Dick Gregory turned stand-up into an act of racial politics, Lenny Bruce turned it into an act of defiance and Bill Hicks, and you have to listen closely to get this, turned stand up into an act of love.
Stand-up comedians of 2016 vintage might not, on the face of it, be changing the world in the way those who came before them did, but they are being highly entertaining and perhaps in retrospect we’ll realise that there were messages of deeper meaning behind their jokes.
Back in 2008 I wrote about the first Harrogate Comedy Festival for The Yorkshire Post. At the time I was supportive, of course I was: stand-up comedy is one of my favourite artforms and anything that happens to bring people into theatres is something I will always get behind. Eight years on, I can admit that I wasn’t entirely convinced it would be a success.
Leeds, yes, Sheffield, definitely, but Harrogate just didn’t strike me as a ‘stand-up comedy’ kind of town. How wrong I was.
The Harrogate Comedy Festival 2016 is bigger and better than ever. It’s also mightily eclectic: Andrew Lawrence (I’ll come back to him) and Andy Hamilton, the writer behind so many Radio 4 comedy series you’ve heard and a fair few TV comedies you’ve watched, on the bill at the same festival means it qualifies as eclectic.
While the festival doesn’t have a stand out name – the biggest ones, I’d say, are Ross Noble and Russell Kane – it does what the festival has been doing since its inception: it brings to Harrogate names on the comedy circuit that are making waves but haven’t broken big yet.
James Acaster is a highly intelligent comic and Mark Watson an act who makes his audience so comfortable his performances feel like a big hug.
Adam Hills, the presenter of Channel 4’s The Last Leg, plays the town’s Royal Hall on October 3 and will be worth seeing – his coruscating monologues on the TV show have won him legion fans via online platforms.
The festival, which runs from October 1 to 16 and is staged at Harrogate Theatre, Studio Theatre and the Royal, Hall, also attempts to replicate the atmosphere of the Edinburgh Fringe by several events outside of straight stand- up.
These include a quiz on the afternoon of Sunday October 9 and the same day the Sunday Supplement, which starts at 11am in Harrogate Theatre’s Circle Bar, features funny people going through the Sunday newspapers.
Now, Andrew Lawrence. Later in October the Halifax Comedy Festival is staged at venues across the town, from the Victoria Theatre to the Square Chapel and Halifax Minster. While Lawrence is playing the studio theatre in Harrogate, he’s playing Halifax’s Square Chapel as part of the town’s comedy festival which runs October 21 to 29.

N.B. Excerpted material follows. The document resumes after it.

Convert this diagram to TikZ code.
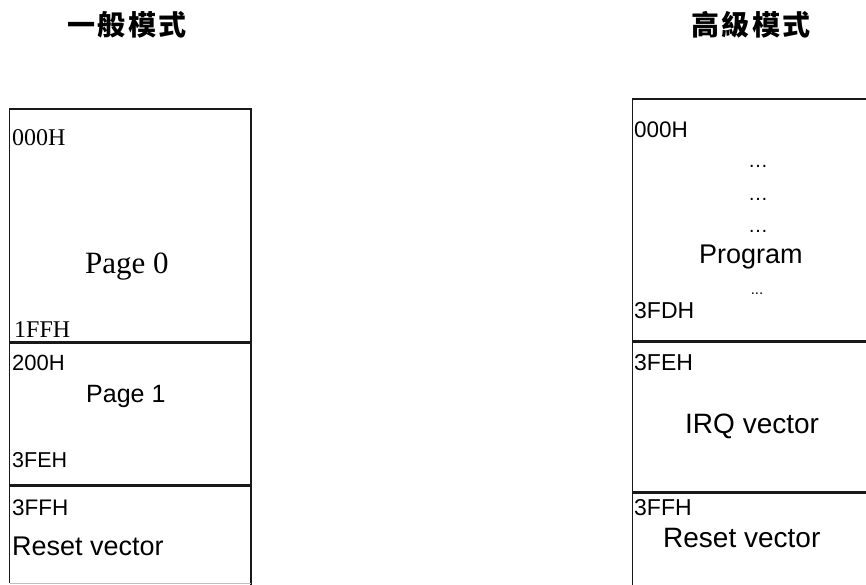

I don’t like Andrew Lawrence. I used to think he was one of the most interesting comedians I’d seen in a while, but then he had what other comedians labelled a bit of a public meltdown when he went on a right-wing rant online.
Long story short (you can find it easily), Lawrence came out swinging when other comedians, admittedly generally a liberal bunch, called him out on sharing ‘anti-immigrant’ and ‘racist’ views.
This all happened a couple of years ago and Lawrence has been far from apologetic. In fact, his shows since have explored what happened and, I’m told, go into his opinions on it all in detail. His latest show is called Uncensored and, truth is, I’m intrigued. He’s at the Halifax Comedy Festival on October 22.
At the other end of the spectrum, although there are some that still don’t quite get the joke (it’s the irony, stupid), is Al Murray Pub Landlord.
It was easy to wonder if those who are the target of Al Murray had gone beyond parody, leaving the character redundant. Well, his new show is part of a common sense campaign to, as he says re-Great Britain. The campaign, sorry, tour posters bear the slogan ‘Let’s Go Backwards Together’. The character is at the town’s Victoria Theatre on Monday, October 24.
Other acts worth seeking out include Romesh Ranganathan (Victoria Theatre, October 22) and Paul Sinha playing, intriguingly, at the Halifax Minster. Incongruity might make this an inspiring choice of venue (October 24).
At the time of writing, there are scant details about the Hull Comedy Festival other than the dates – November 3 to 16 – and that it is happening. Also, it’s the festival’s tenth year and I have always known it to throw up a few surprises. It will be worth keeping an eye out. Seann Walsh and Jerry Sadowitz are both definite bookings.
Similarly the Sheffield Comedy Festival, led by the indefatigable Toby Foster is back this autumn, although Toby says it will be a scaled-back version. The one thing Foster has on all the others, however, is that he is himself a stand-up comedian. So his contacts always make it an impressive turn out.
There is plenty of comedy outside of festivals worth seeing. Jimeoin, Leeds City Varieties, November 3. Gentle but sharp observational comedy from someone who really knows his craft. Angelos and Barry, Leeds City Varieties, October 22. Not my kind of comedy at all, but the characters of Angelos Epithemious and Barry from Watford have a cult following. Someone’s enjoying the work of creator Dan Skinner. Paul Foot, Bradford Alhambra Studio, October 27. To have remained one of the most original comedians in the UK for well over a decade is quite a feat. Foot has managed that feat.